16 hour crossing from Bahia San Carlos, Sonora to Caleta San Juanico, Baja California Sur
There aren't really any pictures for this story--and if there were, you wouldn't want to see them.
I have a confession to make: even after all these years, I still get seasick. To hear others tell about it, I'm blessed (cursed) with only the mildest version of the affliction, a vague and generalized nausea resulting in an inability to eat--probably caused more by anxiety and excessive gripping of stomach muscles as we leap from wave to wave than true motion sickness. Small doses of Gravol help, and time cures the problem--not so apparently with more violent forms of sea sickeness.
It's frustrating. There's the boat, doing what she's meant to do, and Marike grinning and whooping and riding the waves like a cowboy. I have utter confidence in both of them; both handle the seas far better than I can or ever will. Indeed, they are in their element there, sails taut, wind singing through the rigging, boat plunging through the waves. I'M the problem, and I know it. Setting off into large seas, I'm like an ungainly dancer, a figure who knows no rhythm and clumps about in poor shoes, awkward, dropping on the downbeat, missing the upbeat, swinging forever the wrong way. And I know if I can just relax, just settle into or find the rhythm of the boat's motion, I'll be fine. But somehow, for a time, no matter what I do, I can't. I'm like a polka dancer at a samba party, stomping when I should be flying.

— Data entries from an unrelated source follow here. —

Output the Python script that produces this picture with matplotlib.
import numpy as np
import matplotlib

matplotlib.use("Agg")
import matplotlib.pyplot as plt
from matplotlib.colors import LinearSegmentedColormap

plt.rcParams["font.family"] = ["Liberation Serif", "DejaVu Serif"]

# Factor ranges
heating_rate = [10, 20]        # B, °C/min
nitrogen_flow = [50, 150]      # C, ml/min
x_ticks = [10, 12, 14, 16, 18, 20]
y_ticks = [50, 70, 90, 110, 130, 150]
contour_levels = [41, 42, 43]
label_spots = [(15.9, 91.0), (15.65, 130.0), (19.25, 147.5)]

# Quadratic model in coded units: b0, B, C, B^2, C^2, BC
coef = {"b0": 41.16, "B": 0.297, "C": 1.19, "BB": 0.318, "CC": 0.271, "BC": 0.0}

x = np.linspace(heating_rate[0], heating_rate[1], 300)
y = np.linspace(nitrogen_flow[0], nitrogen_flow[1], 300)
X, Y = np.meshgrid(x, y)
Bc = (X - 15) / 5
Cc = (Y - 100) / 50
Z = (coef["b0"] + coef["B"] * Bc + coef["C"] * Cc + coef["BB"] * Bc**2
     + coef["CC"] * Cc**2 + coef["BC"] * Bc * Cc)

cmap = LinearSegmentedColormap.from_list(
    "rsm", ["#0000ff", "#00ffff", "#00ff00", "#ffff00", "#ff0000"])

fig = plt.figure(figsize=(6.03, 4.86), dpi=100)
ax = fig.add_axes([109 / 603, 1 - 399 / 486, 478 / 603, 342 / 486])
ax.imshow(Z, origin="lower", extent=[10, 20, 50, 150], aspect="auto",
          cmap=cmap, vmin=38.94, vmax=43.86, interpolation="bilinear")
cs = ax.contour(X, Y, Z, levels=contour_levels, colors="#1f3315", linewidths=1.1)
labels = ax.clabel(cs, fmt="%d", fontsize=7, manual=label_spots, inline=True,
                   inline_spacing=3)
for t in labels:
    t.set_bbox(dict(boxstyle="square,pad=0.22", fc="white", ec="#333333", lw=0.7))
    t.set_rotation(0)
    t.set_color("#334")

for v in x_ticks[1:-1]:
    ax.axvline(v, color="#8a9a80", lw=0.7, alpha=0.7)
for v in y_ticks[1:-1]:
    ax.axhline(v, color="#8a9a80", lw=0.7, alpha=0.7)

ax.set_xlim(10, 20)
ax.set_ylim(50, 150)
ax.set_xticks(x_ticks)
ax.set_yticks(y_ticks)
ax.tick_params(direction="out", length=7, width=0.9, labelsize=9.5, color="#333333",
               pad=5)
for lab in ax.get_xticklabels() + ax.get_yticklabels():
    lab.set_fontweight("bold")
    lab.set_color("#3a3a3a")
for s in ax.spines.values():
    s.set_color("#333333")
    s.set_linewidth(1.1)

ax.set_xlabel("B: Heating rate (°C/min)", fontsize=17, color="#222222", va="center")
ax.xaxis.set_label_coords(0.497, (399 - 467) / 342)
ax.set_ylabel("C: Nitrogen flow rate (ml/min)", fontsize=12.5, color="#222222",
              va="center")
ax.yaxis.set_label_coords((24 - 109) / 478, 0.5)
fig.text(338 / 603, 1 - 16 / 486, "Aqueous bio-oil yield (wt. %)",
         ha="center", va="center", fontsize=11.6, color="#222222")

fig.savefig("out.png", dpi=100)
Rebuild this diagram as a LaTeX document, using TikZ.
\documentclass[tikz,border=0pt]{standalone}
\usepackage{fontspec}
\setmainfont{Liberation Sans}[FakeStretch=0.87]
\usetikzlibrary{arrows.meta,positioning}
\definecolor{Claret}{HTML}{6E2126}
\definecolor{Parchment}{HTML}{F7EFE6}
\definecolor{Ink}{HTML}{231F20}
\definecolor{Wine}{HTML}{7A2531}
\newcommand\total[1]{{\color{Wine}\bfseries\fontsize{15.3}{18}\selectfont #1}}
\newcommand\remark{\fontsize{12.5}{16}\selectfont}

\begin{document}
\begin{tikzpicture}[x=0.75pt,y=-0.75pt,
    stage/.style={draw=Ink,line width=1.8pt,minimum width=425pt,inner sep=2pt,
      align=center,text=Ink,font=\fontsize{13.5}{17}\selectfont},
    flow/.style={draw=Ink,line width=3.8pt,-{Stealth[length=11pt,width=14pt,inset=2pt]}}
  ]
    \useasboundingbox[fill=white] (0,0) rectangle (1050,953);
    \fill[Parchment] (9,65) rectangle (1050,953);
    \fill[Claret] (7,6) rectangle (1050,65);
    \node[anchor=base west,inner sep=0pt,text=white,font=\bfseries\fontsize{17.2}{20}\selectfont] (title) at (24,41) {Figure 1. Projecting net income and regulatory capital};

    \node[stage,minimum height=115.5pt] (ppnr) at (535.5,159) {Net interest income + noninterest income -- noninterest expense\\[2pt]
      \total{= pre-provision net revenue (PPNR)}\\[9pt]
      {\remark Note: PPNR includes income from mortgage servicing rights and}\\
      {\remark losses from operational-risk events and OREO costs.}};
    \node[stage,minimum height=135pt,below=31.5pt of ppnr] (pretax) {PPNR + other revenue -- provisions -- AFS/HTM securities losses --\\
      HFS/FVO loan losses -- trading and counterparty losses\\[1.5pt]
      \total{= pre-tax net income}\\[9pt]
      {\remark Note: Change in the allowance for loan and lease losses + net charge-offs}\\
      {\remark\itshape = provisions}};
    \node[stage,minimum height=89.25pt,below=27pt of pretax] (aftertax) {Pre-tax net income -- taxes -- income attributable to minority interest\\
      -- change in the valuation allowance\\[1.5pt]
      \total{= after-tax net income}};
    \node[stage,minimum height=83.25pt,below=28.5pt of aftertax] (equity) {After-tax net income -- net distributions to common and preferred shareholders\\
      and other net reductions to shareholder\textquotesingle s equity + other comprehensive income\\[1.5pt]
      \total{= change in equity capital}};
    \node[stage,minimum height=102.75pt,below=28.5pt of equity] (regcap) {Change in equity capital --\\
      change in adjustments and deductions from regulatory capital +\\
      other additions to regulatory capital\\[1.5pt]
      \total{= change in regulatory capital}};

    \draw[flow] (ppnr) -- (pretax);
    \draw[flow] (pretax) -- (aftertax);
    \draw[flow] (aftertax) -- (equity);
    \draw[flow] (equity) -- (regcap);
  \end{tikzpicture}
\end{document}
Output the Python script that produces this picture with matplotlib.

Sometimes sleep helps--to lie down, let go--holding myself up in all that plunging is hard work--always one hand for the task, one for myself. Then, as I dream, the music of the boat slips into my bones. I breathe--though sometimes this takes hours--deeply. There. Finally, the dance; the pleasure of the blue blue sea and the force of the wind and this rollicking motion hour after hour and into the night, whirl of stars above and dolphins leaping alongside us.